Why, then, is it so hard for some to realize that the historical writings of the Bible were not intended to be exemplars of 21st century historiography? How indeed could they have been? Indeed, every New Testament scholar worth his or her salt knows this, and could list any number of examples in the Gospels which demonstrate, beyond any doubt, that the putative accuracy of the biblical narratives does not and cannot demand verbal or chronological precision. The classic example of this principle is the four-fold account of Peter's denials of Jesus the early morning of 3 April 33 CE. The four accounts are notoriously difficult to "harmonize" in the way Mohler or Geisler would seem to demand (for a convenient tabulation of the evidence, see Raymond E. Brown, The Death of the Messiah [New York: Doubleday, 1994] 418-19, 591-92). One who attempted to do this was Lindsell, in his aforementioned Battle for the Bible. His results: two servant girls, two men, one group of people, and six denials. Only thus could he harmonize the texts to his modernistic demands. However, while he may have fancied himself to be defending the trustworthiness of the Bible with such a fantastic example of "additive harmonization," he succeeded only in trivializing the force of Jesus' triple tradition prediction (Mark 14:27-31//Matt 26:31-35//Luke 22:31-34) that Peter would deny him three times. Lindsell, in other words, despite his good intentions, was simply not taking the Bible seriously. Nor, I might add, do Geisler and Mohler, despite their pompous denunciations of scholars like Licona who are actually doing the hard work of understanding and defending the Bible. It is the Bible God has actually given us with which we must deal, not the Bible of a positivist's fantasy.
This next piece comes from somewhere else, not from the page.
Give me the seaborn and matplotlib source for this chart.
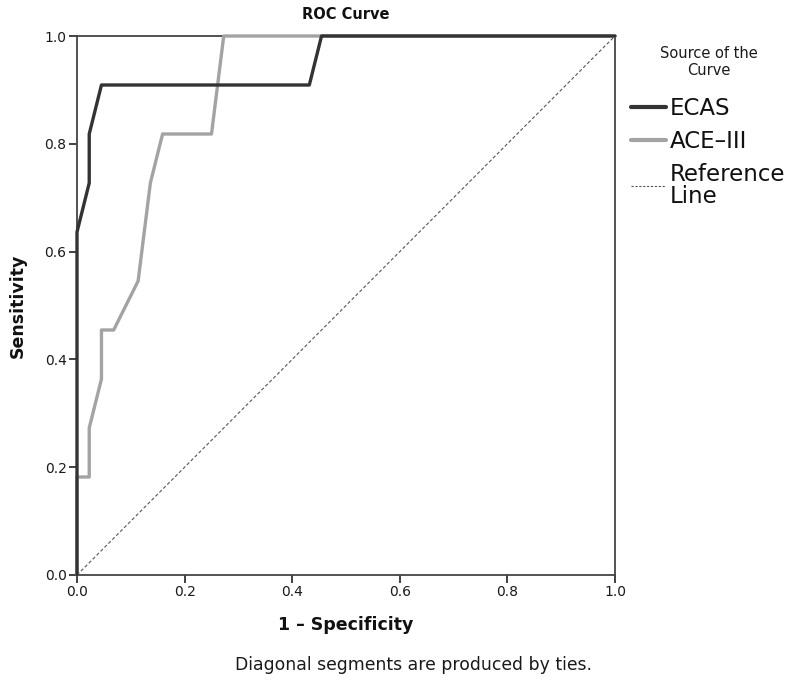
import numpy as np
import pandas as pd
import matplotlib
matplotlib.use("Agg")
import matplotlib.pyplot as plt
from matplotlib.lines import Line2D
import seaborn as sns

# ROC coordinates (1 - specificity, sensitivity)
ecas_fpr = [0, 0, 1/44, 1/44, 2/44, 19/44, 20/44, 1]
ecas_tpr = [0, 7/11, 8/11, 9/11, 10/11, 10/11, 1, 1]

ace_fpr = [0, 0, 1/44, 1/44, 2/44, 2/44, 3/44, 5/44, 6/44, 7/44, 11/44, 12/44, 1]
ace_tpr = [0, 2/11, 2/11, 3/11, 4/11, 5/11, 5/11, 6/11, 8/11, 9/11, 9/11, 1, 1]

ref_x = [0, 1]
ref_y = [0, 1]

tick_values = [0.0, 0.2, 0.4, 0.6, 0.8, 1.0]
series_names = ["ECAS", "ACE\u2013III", "Reference\nLine"]

sns.set_theme(style="white")
plt.rcParams["font.family"] = ["DejaVu Sans"]

W, H = 797, 682
fig = plt.figure(figsize=(W / 100, H / 100), dpi=100)
ax = fig.add_axes([77 / W, 1 - 575 / H, 538 / W, 539 / H])

dark = "#333333"
light = "#a3a3a3"

ecas_df = pd.DataFrame({"x": ecas_fpr, "y": ecas_tpr})
ace_df = pd.DataFrame({"x": ace_fpr, "y": ace_tpr})
ref_df = pd.DataFrame({"x": ref_x, "y": ref_y})

sns.lineplot(data=ref_df, x="x", y="y", ax=ax, sort=False, estimator=None,
             color="#555555", lw=0.8, linestyle=(0, (3, 2)), zorder=2)
sns.lineplot(data=ace_df, x="x", y="y", ax=ax, sort=False, estimator=None,
             color=light, lw=2.4, zorder=3)
sns.lineplot(data=ecas_df, x="x", y="y", ax=ax, sort=False, estimator=None,
             color=dark, lw=2.4, zorder=4)
for ln in ax.lines:
    ln.set_clip_on(False)

ax.set_xlim(0, 1)
ax.set_ylim(0, 1)
ax.set_xticks(tick_values)
ax.set_yticks(tick_values)
ax.set_xticklabels([f"{v:.1f}" for v in tick_values])
ax.set_yticklabels([f"{v:.1f}" for v in tick_values])
ax.tick_params(axis="both", which="both", direction="out", length=5.5, width=1.3,
               color=dark, labelsize=10, labelcolor="#1a1a1a", pad=2,
               bottom=True, left=True, top=False, right=False)

for s in ax.spines.values():
    s.set_visible(True)
    s.set_color("#444444")
    s.set_linewidth(1.3)

ax.set_xlabel("1 \u2013 Specificity", fontsize=12.5, fontweight="bold",
              labelpad=12, color="#111111")
ax.set_ylabel("Sensitivity", fontsize=12.5, fontweight="bold",
              labelpad=13, color="#111111")
ax.set_title("ROC Curve", fontsize=10.5, fontweight="bold", pad=12.5,
             color="#111111")

fig.text(414 / W, 1 - 665 / H, "Diagonal segments are produced by ties.",
         ha="center", va="center", fontsize=12.4, color="#1a1a1a")

handles = [
    Line2D([], [], color=dark, lw=3),
    Line2D([], [], color=light, lw=3),
    Line2D([], [], color="#555555", lw=0.8, linestyle=(0, (2, 1.5))),
]
leg = fig.legend(handles, series_names, title="Source of the\nCurve",
                 loc="upper left", bbox_to_anchor=(622 / W, 1 - 37 / H),
                 frameon=False, fontsize=16.5, title_fontsize=10.5,
                 handlelength=1.5, handletextpad=0.2, labelspacing=0.42,
                 borderaxespad=0)
leg.get_title().set_multialignment("center")
leg.get_title().set_linespacing(1.15)
for t in leg.get_texts():
    t.set_color("#111111")
    t.set_linespacing(0.95)
leg.get_title().set_color("#1a1a1a")
leg._legend_box.sep = 14

fig.savefig("out.png", dpi=100)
I write this as one who, like Licona, believes in biblical inerrancy. But I would be dishonest if, because of philosophical presuppositions about what inerrancy must look like, I refused to take the text as we have been given it seriously. I remember Geisler teaching in class that all the defender of the Bible must do to refute accusations of error or contradiction is to provide a possible solution. I demur. What we must do is present a plausible solution. And there is a difference. Lindsell did not do so. Licona, I believe, may have. And for that he should not be the target of rhetorical arrows from the bows of systematic theologians who don't like what he has to say.